Given request:
Pull out every line below containing the word "Output".

Supplied entries:
========================================

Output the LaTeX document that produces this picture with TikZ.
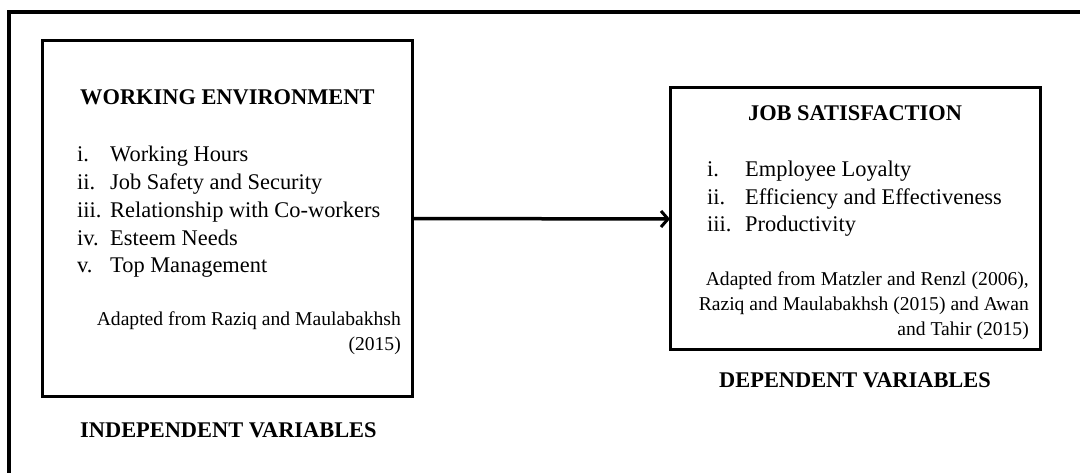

========================================

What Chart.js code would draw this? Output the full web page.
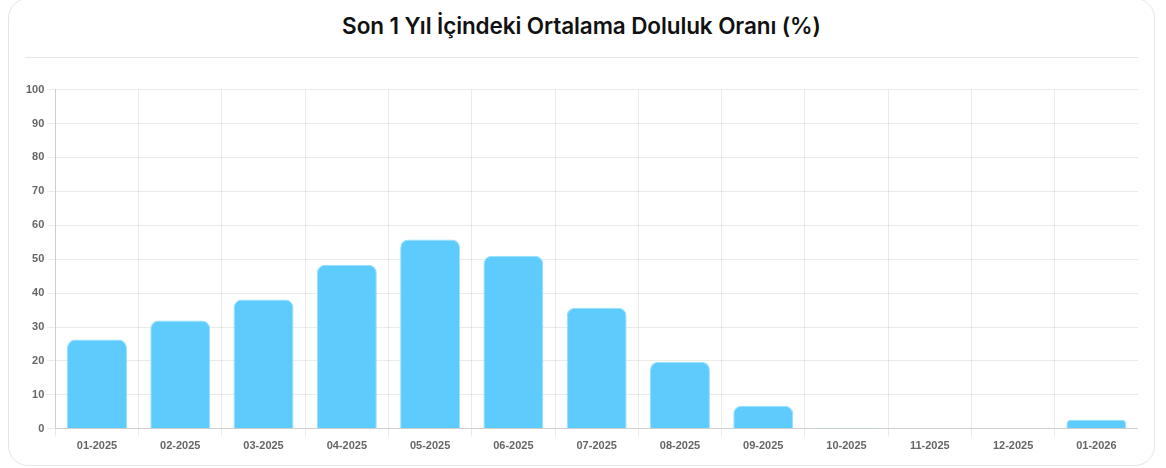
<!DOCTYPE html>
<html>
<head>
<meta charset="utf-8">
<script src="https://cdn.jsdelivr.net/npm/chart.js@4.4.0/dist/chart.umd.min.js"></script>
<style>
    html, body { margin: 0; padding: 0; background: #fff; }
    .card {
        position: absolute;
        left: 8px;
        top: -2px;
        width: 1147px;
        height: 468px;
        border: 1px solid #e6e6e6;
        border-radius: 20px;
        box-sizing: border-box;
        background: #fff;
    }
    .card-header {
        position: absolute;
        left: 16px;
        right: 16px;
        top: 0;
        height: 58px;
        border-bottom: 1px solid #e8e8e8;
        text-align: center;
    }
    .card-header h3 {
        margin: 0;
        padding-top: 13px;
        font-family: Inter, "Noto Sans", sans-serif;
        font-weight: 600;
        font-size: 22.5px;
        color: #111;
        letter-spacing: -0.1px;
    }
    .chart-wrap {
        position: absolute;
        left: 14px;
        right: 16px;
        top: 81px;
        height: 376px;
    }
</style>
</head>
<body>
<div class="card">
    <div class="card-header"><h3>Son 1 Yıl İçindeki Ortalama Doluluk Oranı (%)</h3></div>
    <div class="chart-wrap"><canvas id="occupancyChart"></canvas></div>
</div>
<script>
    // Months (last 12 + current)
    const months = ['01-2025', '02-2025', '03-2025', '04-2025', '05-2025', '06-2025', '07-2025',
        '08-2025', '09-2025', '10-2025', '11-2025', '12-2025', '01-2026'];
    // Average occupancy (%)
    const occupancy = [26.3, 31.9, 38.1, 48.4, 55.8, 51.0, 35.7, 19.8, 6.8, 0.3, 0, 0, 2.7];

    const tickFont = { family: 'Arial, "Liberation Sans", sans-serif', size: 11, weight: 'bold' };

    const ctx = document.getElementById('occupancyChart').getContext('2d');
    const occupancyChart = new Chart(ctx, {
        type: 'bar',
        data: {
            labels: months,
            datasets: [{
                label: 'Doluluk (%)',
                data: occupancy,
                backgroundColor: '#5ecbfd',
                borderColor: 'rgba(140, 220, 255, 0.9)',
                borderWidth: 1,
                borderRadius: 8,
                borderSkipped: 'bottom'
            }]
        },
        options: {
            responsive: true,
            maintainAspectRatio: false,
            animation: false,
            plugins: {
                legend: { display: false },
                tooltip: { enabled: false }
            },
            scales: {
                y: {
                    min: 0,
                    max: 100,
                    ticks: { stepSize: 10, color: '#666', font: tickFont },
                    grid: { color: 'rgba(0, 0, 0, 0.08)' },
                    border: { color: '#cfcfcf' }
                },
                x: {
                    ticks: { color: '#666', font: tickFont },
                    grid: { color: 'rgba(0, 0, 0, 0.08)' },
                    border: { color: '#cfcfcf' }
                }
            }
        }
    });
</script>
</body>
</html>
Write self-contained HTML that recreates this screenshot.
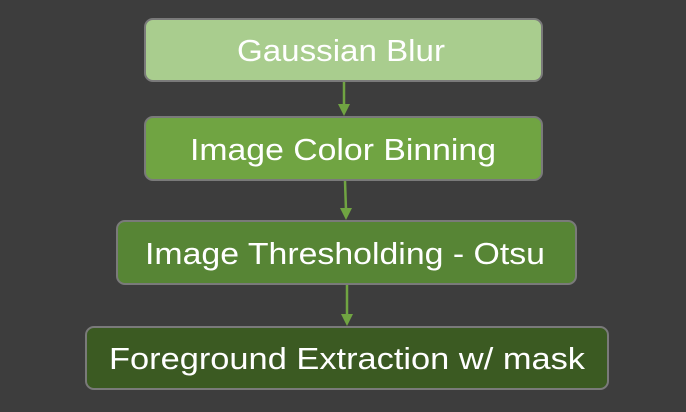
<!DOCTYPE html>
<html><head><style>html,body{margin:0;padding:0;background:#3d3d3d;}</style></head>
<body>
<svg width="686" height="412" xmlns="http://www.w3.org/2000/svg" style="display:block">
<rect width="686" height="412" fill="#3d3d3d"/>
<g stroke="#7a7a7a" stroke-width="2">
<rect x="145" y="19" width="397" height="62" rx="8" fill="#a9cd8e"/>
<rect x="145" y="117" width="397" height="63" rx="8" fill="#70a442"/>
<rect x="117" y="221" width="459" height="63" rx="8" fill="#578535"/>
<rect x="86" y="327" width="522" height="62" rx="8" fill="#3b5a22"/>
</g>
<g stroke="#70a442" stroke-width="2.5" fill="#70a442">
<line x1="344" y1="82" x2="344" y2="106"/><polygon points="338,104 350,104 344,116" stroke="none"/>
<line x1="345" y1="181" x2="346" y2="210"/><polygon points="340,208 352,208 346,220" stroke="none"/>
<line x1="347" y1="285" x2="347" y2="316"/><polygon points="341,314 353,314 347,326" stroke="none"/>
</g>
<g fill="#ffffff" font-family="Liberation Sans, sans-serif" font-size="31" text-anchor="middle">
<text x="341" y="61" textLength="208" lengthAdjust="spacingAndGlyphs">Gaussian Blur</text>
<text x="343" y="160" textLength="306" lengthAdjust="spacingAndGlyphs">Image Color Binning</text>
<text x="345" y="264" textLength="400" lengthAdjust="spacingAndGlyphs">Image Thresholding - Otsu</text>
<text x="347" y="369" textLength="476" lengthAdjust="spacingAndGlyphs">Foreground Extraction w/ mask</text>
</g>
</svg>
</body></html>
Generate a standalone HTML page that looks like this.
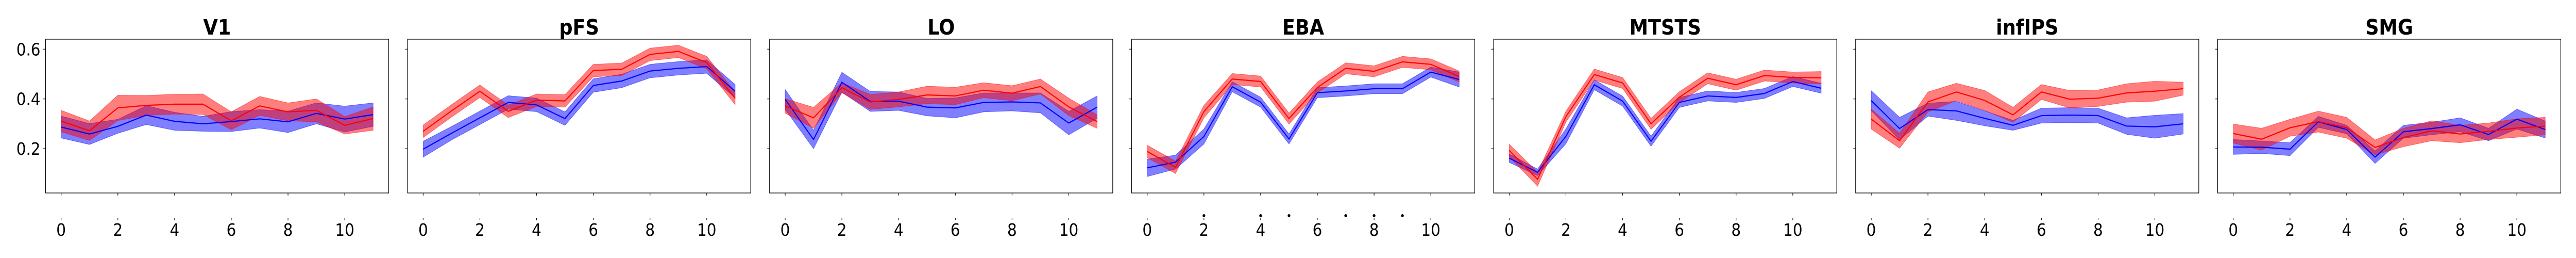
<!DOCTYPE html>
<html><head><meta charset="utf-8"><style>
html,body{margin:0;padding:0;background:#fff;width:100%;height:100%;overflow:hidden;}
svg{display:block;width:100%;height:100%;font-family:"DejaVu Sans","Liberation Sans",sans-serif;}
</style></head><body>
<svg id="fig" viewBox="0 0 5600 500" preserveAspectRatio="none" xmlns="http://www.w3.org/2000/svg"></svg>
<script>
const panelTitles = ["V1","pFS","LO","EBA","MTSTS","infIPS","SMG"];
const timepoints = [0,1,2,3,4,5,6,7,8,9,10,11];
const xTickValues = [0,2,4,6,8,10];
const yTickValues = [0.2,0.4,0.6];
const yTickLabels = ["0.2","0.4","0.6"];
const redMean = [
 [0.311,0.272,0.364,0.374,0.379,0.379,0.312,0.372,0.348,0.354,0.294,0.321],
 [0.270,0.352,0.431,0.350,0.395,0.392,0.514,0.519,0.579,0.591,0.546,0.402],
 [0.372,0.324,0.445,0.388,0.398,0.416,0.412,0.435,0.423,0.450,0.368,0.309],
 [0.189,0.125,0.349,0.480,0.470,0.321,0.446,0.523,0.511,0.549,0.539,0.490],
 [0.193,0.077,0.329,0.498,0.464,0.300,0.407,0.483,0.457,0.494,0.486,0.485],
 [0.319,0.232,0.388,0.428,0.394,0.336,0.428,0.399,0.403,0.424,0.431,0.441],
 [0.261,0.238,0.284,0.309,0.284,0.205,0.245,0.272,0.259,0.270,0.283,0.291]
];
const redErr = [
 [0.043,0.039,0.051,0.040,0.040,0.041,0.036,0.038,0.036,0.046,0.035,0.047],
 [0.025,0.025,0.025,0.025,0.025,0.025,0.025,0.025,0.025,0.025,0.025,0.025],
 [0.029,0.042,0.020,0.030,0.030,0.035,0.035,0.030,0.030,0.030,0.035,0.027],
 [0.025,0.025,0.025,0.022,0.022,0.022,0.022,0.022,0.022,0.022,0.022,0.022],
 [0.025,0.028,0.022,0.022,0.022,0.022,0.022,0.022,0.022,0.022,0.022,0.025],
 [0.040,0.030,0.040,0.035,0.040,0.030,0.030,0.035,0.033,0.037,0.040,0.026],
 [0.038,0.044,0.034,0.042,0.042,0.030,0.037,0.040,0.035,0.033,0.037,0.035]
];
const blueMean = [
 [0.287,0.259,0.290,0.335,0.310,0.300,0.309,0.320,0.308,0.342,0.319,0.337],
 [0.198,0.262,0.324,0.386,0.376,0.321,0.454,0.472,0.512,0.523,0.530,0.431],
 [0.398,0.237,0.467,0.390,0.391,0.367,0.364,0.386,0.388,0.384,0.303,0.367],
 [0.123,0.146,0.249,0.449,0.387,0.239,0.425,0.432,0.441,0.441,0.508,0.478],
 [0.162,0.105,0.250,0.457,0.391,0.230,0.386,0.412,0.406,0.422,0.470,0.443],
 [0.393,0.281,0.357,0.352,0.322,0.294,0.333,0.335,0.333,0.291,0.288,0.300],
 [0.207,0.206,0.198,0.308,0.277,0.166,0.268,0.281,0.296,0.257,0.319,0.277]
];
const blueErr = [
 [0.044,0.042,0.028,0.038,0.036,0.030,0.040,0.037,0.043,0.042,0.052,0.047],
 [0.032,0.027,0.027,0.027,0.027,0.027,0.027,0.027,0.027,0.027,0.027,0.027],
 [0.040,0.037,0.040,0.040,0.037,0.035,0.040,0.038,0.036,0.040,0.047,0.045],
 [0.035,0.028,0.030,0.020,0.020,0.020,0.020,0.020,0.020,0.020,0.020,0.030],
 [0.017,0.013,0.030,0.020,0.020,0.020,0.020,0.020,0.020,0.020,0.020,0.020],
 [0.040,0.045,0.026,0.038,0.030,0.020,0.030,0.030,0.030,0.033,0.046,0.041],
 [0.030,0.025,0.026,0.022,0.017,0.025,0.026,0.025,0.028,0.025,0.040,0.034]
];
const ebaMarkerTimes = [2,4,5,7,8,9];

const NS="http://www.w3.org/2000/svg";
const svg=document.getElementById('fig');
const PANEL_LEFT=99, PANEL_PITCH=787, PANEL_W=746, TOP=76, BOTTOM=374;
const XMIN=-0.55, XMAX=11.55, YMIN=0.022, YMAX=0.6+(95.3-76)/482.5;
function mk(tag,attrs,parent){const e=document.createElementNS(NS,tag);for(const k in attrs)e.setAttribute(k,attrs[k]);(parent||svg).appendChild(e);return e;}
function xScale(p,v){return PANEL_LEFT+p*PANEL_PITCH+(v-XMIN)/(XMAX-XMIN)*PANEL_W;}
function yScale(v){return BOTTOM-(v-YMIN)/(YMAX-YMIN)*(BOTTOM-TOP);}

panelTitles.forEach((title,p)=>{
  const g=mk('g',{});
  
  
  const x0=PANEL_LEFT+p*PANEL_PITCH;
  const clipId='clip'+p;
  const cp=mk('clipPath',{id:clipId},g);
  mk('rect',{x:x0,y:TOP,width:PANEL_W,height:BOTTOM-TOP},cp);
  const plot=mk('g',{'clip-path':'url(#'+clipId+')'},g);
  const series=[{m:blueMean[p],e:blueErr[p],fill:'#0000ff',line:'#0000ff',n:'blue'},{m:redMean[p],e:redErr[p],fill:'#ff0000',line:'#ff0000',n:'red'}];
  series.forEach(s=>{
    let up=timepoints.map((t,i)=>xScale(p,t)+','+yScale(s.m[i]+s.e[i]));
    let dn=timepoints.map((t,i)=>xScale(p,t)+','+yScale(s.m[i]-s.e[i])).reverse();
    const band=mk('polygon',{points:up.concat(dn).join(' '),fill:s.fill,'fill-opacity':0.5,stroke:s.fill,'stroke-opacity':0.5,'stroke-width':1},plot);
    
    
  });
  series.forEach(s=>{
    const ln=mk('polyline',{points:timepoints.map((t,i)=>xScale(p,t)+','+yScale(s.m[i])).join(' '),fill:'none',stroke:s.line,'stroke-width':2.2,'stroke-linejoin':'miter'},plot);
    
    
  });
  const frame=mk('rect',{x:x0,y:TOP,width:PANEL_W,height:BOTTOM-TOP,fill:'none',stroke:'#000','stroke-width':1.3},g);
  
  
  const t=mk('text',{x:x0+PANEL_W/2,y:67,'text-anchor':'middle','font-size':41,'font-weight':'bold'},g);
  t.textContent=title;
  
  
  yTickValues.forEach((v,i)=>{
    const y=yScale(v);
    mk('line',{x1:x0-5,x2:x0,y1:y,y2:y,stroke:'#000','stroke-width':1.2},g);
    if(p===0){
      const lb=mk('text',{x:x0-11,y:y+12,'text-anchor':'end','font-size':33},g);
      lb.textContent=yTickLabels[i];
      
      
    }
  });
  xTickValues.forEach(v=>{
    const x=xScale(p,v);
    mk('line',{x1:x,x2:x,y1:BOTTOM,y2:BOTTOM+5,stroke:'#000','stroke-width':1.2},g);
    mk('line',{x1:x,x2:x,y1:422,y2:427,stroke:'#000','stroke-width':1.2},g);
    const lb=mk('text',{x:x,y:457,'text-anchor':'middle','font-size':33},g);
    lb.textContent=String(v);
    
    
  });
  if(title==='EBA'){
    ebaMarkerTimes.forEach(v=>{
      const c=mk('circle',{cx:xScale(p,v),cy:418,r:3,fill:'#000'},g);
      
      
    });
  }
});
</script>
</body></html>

========================================

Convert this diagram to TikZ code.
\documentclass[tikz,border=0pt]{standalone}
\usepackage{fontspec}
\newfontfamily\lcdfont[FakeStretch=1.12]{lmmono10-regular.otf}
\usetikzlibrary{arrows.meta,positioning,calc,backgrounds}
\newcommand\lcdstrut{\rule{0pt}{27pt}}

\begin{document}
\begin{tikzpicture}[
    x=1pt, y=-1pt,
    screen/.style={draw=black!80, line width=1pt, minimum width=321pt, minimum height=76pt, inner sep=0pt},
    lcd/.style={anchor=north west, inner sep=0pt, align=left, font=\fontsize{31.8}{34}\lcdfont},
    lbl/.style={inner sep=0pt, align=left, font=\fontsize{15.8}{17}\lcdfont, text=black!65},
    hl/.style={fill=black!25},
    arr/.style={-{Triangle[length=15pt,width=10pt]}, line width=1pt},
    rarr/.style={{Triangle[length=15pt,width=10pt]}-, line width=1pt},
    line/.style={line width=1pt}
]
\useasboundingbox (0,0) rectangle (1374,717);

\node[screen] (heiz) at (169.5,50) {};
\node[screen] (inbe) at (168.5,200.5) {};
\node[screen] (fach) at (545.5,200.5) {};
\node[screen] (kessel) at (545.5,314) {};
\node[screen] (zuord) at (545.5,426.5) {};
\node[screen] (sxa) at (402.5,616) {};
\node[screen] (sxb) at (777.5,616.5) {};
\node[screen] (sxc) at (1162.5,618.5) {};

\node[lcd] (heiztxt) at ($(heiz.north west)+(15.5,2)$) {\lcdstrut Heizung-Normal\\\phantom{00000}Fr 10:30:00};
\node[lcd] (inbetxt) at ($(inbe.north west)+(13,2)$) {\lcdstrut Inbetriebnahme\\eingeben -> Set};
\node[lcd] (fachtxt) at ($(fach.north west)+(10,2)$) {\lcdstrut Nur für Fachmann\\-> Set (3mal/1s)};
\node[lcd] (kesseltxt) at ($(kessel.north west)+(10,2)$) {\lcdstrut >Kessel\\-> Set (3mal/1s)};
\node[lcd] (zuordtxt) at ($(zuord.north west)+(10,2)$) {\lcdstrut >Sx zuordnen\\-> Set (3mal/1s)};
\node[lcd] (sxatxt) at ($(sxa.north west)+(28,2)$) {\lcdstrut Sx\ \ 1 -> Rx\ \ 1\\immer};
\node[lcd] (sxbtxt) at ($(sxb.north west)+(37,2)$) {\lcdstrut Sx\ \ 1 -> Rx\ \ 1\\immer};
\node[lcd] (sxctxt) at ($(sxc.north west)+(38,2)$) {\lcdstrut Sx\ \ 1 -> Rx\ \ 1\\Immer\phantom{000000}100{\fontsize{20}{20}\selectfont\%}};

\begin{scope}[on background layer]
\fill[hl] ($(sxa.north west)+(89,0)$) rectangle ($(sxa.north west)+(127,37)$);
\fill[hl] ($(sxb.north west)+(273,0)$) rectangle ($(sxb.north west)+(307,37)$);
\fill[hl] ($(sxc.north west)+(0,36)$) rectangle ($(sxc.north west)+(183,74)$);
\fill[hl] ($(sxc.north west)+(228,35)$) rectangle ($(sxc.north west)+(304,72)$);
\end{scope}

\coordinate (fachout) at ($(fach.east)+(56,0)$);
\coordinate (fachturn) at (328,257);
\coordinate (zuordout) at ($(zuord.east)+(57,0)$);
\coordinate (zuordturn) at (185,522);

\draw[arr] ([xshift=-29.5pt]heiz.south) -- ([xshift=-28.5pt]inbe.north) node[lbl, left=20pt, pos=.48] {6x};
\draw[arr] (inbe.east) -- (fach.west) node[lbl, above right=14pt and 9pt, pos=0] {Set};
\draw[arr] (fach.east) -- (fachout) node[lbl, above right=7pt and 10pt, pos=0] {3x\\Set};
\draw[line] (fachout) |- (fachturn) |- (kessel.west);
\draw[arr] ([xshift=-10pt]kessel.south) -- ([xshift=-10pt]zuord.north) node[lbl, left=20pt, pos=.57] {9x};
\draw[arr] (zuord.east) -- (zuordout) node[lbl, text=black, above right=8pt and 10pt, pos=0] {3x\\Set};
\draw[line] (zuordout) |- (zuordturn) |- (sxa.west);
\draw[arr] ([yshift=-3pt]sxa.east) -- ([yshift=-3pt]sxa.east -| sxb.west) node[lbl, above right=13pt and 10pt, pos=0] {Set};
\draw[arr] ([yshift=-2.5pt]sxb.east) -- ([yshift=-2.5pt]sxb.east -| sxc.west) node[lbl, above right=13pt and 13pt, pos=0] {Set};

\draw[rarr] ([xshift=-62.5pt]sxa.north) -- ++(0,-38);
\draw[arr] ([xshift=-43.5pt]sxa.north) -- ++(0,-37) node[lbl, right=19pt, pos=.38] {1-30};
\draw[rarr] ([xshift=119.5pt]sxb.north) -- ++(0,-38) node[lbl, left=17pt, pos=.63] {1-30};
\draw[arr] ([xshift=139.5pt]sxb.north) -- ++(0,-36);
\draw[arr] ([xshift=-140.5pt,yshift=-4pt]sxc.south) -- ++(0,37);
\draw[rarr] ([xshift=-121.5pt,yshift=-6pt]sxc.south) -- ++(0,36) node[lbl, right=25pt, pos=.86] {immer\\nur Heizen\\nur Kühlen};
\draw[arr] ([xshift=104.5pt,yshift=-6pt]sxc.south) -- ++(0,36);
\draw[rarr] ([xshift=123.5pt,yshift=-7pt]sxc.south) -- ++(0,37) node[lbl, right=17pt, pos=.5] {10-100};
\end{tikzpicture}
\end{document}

========================================

Task answer:
Output the LaTeX document that produces this picture with TikZ.
What Chart.js code would draw this? Output the full web page.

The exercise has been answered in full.